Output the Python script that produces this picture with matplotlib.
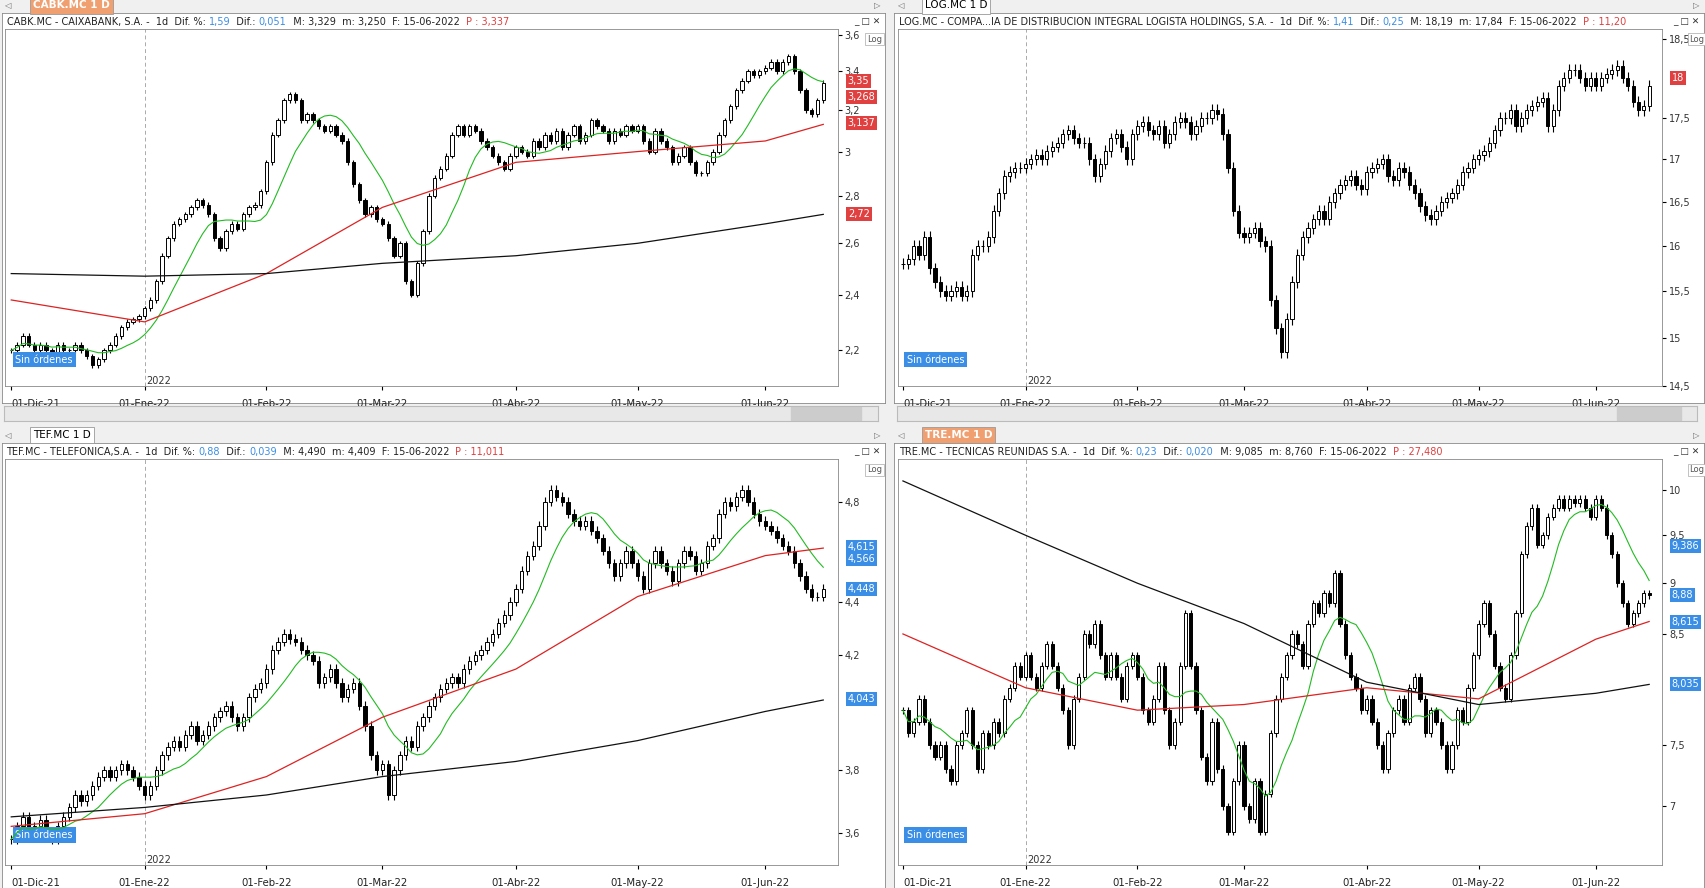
import numpy as np, pandas as pd
import matplotlib
matplotlib.use("Agg")
import matplotlib.pyplot as plt
from matplotlib.ticker import FixedLocator, NullLocator
from matplotlib.patches import Rectangle

FW, FH = 1706, 888
W, H = 1568, 816   # layout coordinate space
dates = pd.bdate_range("2021-12-01", "2022-06-15")
month_labels = ["01-Dic-21", "01-Ene-22", "01-Feb-22", "01-Mar-22", "01-Abr-22", "01-May-22", "01-Jun-22"]
ma_idx = [0, 23, 44, 64, 87, 108, 130, 140]

cabk_close = [2.20,2.22,2.25,2.22,2.20,2.22,2.20,2.18,2.22,2.20,2.20,2.22,2.20,2.18,2.15,2.17,2.20,2.22,2.25,2.28,2.30,2.31,2.32,
 2.35,2.38,2.45,2.55,2.62,2.68,2.70,2.72,2.75,2.78,2.76,2.72,2.62,2.58,2.65,2.68,2.66,2.72,2.75,2.76,2.82,
 2.95,3.08,3.15,3.25,3.28,3.25,3.15,3.18,3.15,3.12,3.10,3.12,3.08,3.05,2.95,2.85,2.78,2.72,2.75,2.70,
 2.68,2.62,2.55,2.60,2.45,2.40,2.52,2.65,2.80,2.88,2.92,2.98,3.08,3.12,3.08,3.12,3.10,3.05,3.02,2.98,2.95,2.92,2.98,
 3.02,3.00,2.98,3.05,3.02,3.08,3.05,3.10,3.02,3.08,3.12,3.05,3.08,3.15,3.12,3.10,3.05,3.10,3.08,3.12,3.10,
 3.12,3.05,3.00,3.10,3.05,3.02,2.95,2.98,3.02,2.95,2.90,2.90,2.95,3.00,3.08,3.15,3.22,3.30,3.35,3.40,3.38,3.40,
 3.42,3.45,3.40,3.45,3.48,3.40,3.30,3.20,3.18,3.25,3.34]
cabk_red = [2.38, 2.30, 2.48, 2.75, 2.95, 3.00, 3.05, 3.13]
cabk_black = [2.48, 2.47, 2.48, 2.52, 2.55, 2.60, 2.68, 2.72]

log_close = [15.8,15.85,16.0,15.9,16.1,15.75,15.6,15.5,15.45,15.5,15.55,15.45,15.5,15.9,16.0,16.0,16.1,16.4,16.6,16.8,16.85,16.9,16.9,
 16.95,17.0,17.05,17.0,17.1,17.15,17.2,17.3,17.35,17.25,17.2,17.2,17.0,16.8,16.95,17.1,17.25,17.3,17.15,17.0,17.3,
 17.4,17.45,17.35,17.3,17.4,17.2,17.3,17.45,17.5,17.45,17.3,17.4,17.5,17.5,17.6,17.55,17.3,16.9,16.4,16.15,
 16.1,16.15,16.2,16.05,16.0,15.4,15.1,14.85,15.2,15.6,15.9,16.1,16.2,16.3,16.4,16.3,16.5,16.6,16.7,16.75,16.8,16.7,16.65,
 16.85,16.9,16.95,17.0,16.8,16.75,16.9,16.85,16.7,16.6,16.45,16.35,16.3,16.4,16.5,16.55,16.6,16.7,16.85,16.9,17.0,
 17.05,17.1,17.2,17.35,17.5,17.5,17.6,17.4,17.5,17.6,17.65,17.7,17.75,17.4,17.6,17.9,18.0,18.1,18.1,18.0,17.9,18.0,
 17.9,18.0,18.05,18.1,18.15,18.0,17.9,17.7,17.6,17.65,17.9]

tef_close = [3.58,3.62,3.65,3.60,3.62,3.64,3.60,3.58,3.62,3.65,3.68,3.72,3.70,3.72,3.75,3.78,3.80,3.78,3.80,3.82,3.80,3.78,3.75,
 3.72,3.75,3.80,3.85,3.88,3.90,3.88,3.92,3.95,3.90,3.92,3.95,3.98,4.00,4.02,3.98,3.95,3.98,4.05,4.08,4.10,
 4.15,4.22,4.25,4.28,4.26,4.25,4.22,4.20,4.18,4.10,4.12,4.15,4.10,4.05,4.08,4.10,4.02,3.95,3.85,3.80,
 3.82,3.72,3.80,3.85,3.90,3.88,3.95,3.98,4.02,4.05,4.08,4.10,4.12,4.10,4.15,4.18,4.20,4.22,4.25,4.28,4.32,4.35,4.40,
 4.45,4.52,4.58,4.62,4.70,4.80,4.85,4.82,4.80,4.75,4.72,4.70,4.72,4.68,4.65,4.60,4.55,4.50,4.55,4.60,4.55,
 4.50,4.45,4.55,4.60,4.55,4.52,4.48,4.55,4.60,4.58,4.52,4.55,4.62,4.65,4.75,4.80,4.78,4.82,4.85,4.80,4.75,4.72,
 4.70,4.68,4.65,4.62,4.60,4.55,4.50,4.45,4.42,4.42,4.45]
tef_red = [3.62, 3.66, 3.78, 3.98, 4.15, 4.42, 4.58, 4.61]
tef_black = [3.65, 3.68, 3.72, 3.78, 3.83, 3.90, 4.00, 4.04]

tre_close = [7.8,7.6,7.7,7.9,7.7,7.5,7.4,7.5,7.3,7.2,7.5,7.6,7.8,7.5,7.3,7.6,7.5,7.7,7.6,7.9,8.0,8.2,8.1,
 8.3,8.1,8.0,8.2,8.4,8.2,8.0,7.8,7.5,7.9,8.1,8.5,8.4,8.6,8.3,8.1,8.3,8.1,7.9,8.2,8.3,
 8.1,7.8,7.7,7.9,8.2,7.8,7.5,7.7,8.2,8.7,8.2,7.8,7.4,7.2,7.7,7.3,7.0,6.8,7.2,7.5,
 7.0,6.9,7.2,6.8,7.1,7.6,7.9,8.1,8.3,8.5,8.4,8.2,8.6,8.8,8.7,8.9,8.8,9.1,8.6,8.3,8.1,8.0,7.8,
 7.9,7.7,7.5,7.3,7.6,7.8,7.9,7.7,8.0,8.1,7.9,7.6,7.8,7.7,7.5,7.3,7.5,7.8,7.7,8.0,8.3,
 8.6,8.8,8.5,8.2,8.0,7.9,8.3,8.7,9.3,9.6,9.8,9.4,9.5,9.7,9.8,9.9,9.8,9.9,9.85,9.9,9.8,9.7,
 9.9,9.8,9.5,9.3,9.0,8.8,8.6,8.7,8.8,8.9,8.88]
tre_red = [8.5, 8.0, 7.8, 7.85, 8.0, 7.9, 8.45, 8.62]
tre_black = [10.1, 9.5, 9.0, 8.6, 8.05, 7.85, 7.95, 8.03]

BLUE = "#3a8ee6"; RED = "#e04040"
panels = [
 dict(tab="CABK.MC 1 D", active=True, box=(0, 0, 815, 390), top=True,
      name="CABK.MC - CAIXABANK, S.A. -  1d", vals=("1,59", "0,051", "3,329", "3,250", "3,337"),
      close=cabk_close, red=cabk_red, black=cabk_black, green=True, ylim=(2.08, 3.63),
      ticks=[2.2, 2.4, 2.6, 2.8, 3.0, 3.2, 3.4, 3.6], tlab=["2,2","2,4","2,6","2,8","3","3,2","3,4","3,6"],
      boxes=[(3.35, "3,35"), (3.268, "3,268"), (3.137, "3,137"), (2.72, "2,72")], bcol=RED),
 dict(tab="LOG.MC 1 D", active=False, box=(820, 0, 1568, 390), top=True,
      name="LOG.MC - COMPA...IA DE DISTRIBUCION INTEGRAL LOGISTA HOLDINGS, S.A. -  1d", vals=("1,41", "0,25", "18,19", "17,84", "11,20"),
      close=log_close, red=None, black=None, green=False, ylim=(14.5, 18.62),
      ticks=[14.5, 15, 15.5, 16, 16.5, 17, 17.5, 18.5], tlab=["14,5","15","15,5","16","16,5","17","17,5","18,5"],
      boxes=[(18.0, "18")], bcol=RED),
 dict(tab="TEF.MC 1 D", active=False, box=(0, 395, 815, 816), top=False,
      name="TEF.MC - TELEFONICA,S.A. -  1d", vals=("0,88", "0,039", "4,490", "4,409", "11,011"),
      close=tef_close, red=tef_red, black=tef_black, green=True, ylim=(3.5, 4.98),
      ticks=[3.6, 3.8, 4.2, 4.4, 4.8, 5.0], tlab=["3,6","3,8","4,2","4,4","4,8","5"],
      boxes=[(4.615, "4,615"), (4.566, "4,566"), (4.448, "4,448"), (4.043, "4,043")], bcol=BLUE),
 dict(tab="TRE.MC 1 D", active=True, box=(820, 395, 1568, 816), top=False,
      name="TRE.MC - TECNICAS REUNIDAS S.A. -  1d", vals=("0,23", "0,020", "9,085", "8,760", "27,480"),
      close=tre_close, red=tre_red, black=tre_black, green=True, ylim=(6.55, 10.35),
      ticks=[7, 7.5, 8.5, 9, 9.5, 10], tlab=["7","7,5","8,5","9","9,5","10"],
      boxes=[(9.386, "9,386"), (8.88, "8,88"), (8.615, "8,615"), (8.035, "8,035")], bcol=BLUE),
]

fig = plt.figure(figsize=(FW/100, FH/100), dpi=100)
fig.patch.set_facecolor("#f0f0f0")
renderer = fig.canvas.get_renderer()

def pax(x0, y0, x1, y1, **kw):
    return fig.add_axes([x0/W, 1-y1/H, (x1-x0)/W, (y1-y0)/H], **kw)

mstart = [0, 23, 44, 64, 87, 108, 130]
for p in panels:
    X0, Y0, X1, Y1 = p["box"]
    fig.text((X0+30)/W, 1-(Y0+5)/H, p["tab"], fontsize=7.5, ha="left", va="center",
             color="white" if p["active"] else "black", weight="bold" if p["active"] else "normal",
             bbox=dict(boxstyle="square,pad=0.3", fc="#f0a070" if p["active"] else "white", ec="#999999", lw=0.6))
    fig.text((X0+4)/W, 1-(Y0+5)/H, "◁", fontsize=6, color="#666", va="center")
    fig.text((X1-12)/W, 1-(Y0+5)/H, "▷", fontsize=6, color="#666", va="center")
    ptop = Y0 + 27
    pbot = Y0 + 355 if p["top"] else 795
    pright = X0 + (770 if X0 == 0 else 708)
    bg = pax(X0+2, Y0+12, X1-2, Y1 - (20 if p["top"] else 0))
    bg.set_facecolor("white"); bg.set_xticks([]); bg.set_yticks([])
    for s in bg.spines.values(): s.set_color("#888"); s.set_linewidth(0.6)
    bg.set_zorder(-5)
    parts = [(p["name"] + "  Dif. %: ", "#222"), (p["vals"][0], BLUE), ("  Dif.: ", "#222"), (p["vals"][1], BLUE),
             ("  M: %s  m: %s  F: 15-06-2022  " % (p["vals"][2], p["vals"][3]), "#222"), ("P : " + p["vals"][4], RED)]
    xpos = (X0+6)/W; ty = 1-(Y0+20)/H
    for s, c in parts:
        t = fig.text(xpos, ty, s, fontsize=7, color=c, va="center")
        ext = t.get_window_extent(renderer)
        xpos = ext.x1 / FW
    fig.text((X1-6)/W, 1-(Y0+20)/H, "_ □ ✕", fontsize=6.5, color="#333", va="center", ha="right")

    ax = pax(X0+5, ptop, pright, pbot)
    ax.set_facecolor("white")
    c = np.array(p["close"])
    o = np.r_[c[0], c[:-1]]
    x = np.arange(len(c))
    hi = np.maximum(o, c) * 1.004; lo = np.minimum(o, c) * 0.996
    ax.vlines(x, lo, hi, color="black", lw=0.8, zorder=2)
    up = c >= o
    ax.bar(x[up], (c-o)[up] + 1e-6, bottom=o[up], width=0.6, color="white", edgecolor="black", lw=0.7, zorder=3)
    ax.bar(x[~up], (o-c)[~up], bottom=c[~up], width=0.6, color="black", edgecolor="black", lw=0.7, zorder=3)
    if p["green"]:
        g = pd.Series(c).rolling(10, min_periods=1).mean()
        ax.plot(x, g, color="#22bb22", lw=0.8, zorder=4)
    if p["red"]:
        ax.plot(ma_idx, p["red"], color="#dd2222", lw=0.9, zorder=4)
        ax.plot(ma_idx, p["black"], color="#111111", lw=0.9, zorder=4)
    ax.set_yscale("log")
    ax.set_xlim(-1, 142.5)
    ax.set_ylim(*p["ylim"])
    ax.yaxis.tick_right()
    ax.yaxis.set_major_locator(FixedLocator(p["ticks"]))
    ax.yaxis.set_minor_locator(NullLocator())
    ax.set_yticklabels(p["tlab"], fontsize=7, color="#333")
    ax.tick_params(axis="y", length=3, pad=2)
    ax.set_xticks(mstart)
    ax.set_xticklabels(month_labels, fontsize=7.3, color="#222")
    ax.get_xticklabels()[0].set_horizontalalignment("left")
    ax.tick_params(axis="x", length=3, pad=6)
    for s in ax.spines.values(): s.set_color("#888"); s.set_linewidth(0.6)
    ax.axvline(23, color="#aaaaaa", lw=0.7, ls=(0, (4, 3)), zorder=1)
    ax.text(23.3, p["ylim"][0], "2022", fontsize=7, va="bottom", ha="left", color="#333")
    ax.text(0.012, 0.075, "Sin órdenes", transform=ax.transAxes, fontsize=7, color="white", va="center",
            bbox=dict(boxstyle="square,pad=0.3", fc="#3a8ee6", ec="none"))
    ax.text(1.035, 0.985, "Log", transform=ax.transAxes, fontsize=6, color="#555", va="top",
            bbox=dict(boxstyle="square,pad=0.2", fc="white", ec="#aaa", lw=0.5))
    for v, s in p["boxes"]:
        ax.text(1.012, v, s, transform=ax.get_yaxis_transform(), fontsize=7, color="white", va="center",
                bbox=dict(boxstyle="square,pad=0.2", fc=p["bcol"], ec="none"), clip_on=False, zorder=6)
    if p["top"]:
        sb = pax(X0+4, Y1-17, X1-8, Y1-3)
        sb.set_facecolor("#e8e8e8"); sb.set_xticks([]); sb.set_yticks([])
        sb.add_patch(Rectangle((0.9, 0.1), 0.08, 0.8, transform=sb.transAxes, color="#cccccc"))
        for s in sb.spines.values(): s.set_color("#bbb")

fig.savefig("out.png", dpi=100, facecolor=fig.get_facecolor())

::::

■ Problem ■
Extract the lines exactly, please: the first line of the listing, the line with "from matplotlib.patches import Rectangle", and every line between them, but no pictures.

■ Full response ■
Output the Python script that produces this picture with matplotlib.
import numpy as np, pandas as pd
import matplotlib
matplotlib.use("Agg")
import matplotlib.pyplot as plt
from matplotlib.ticker import FixedLocator, NullLocator
from matplotlib.patches import Rectangle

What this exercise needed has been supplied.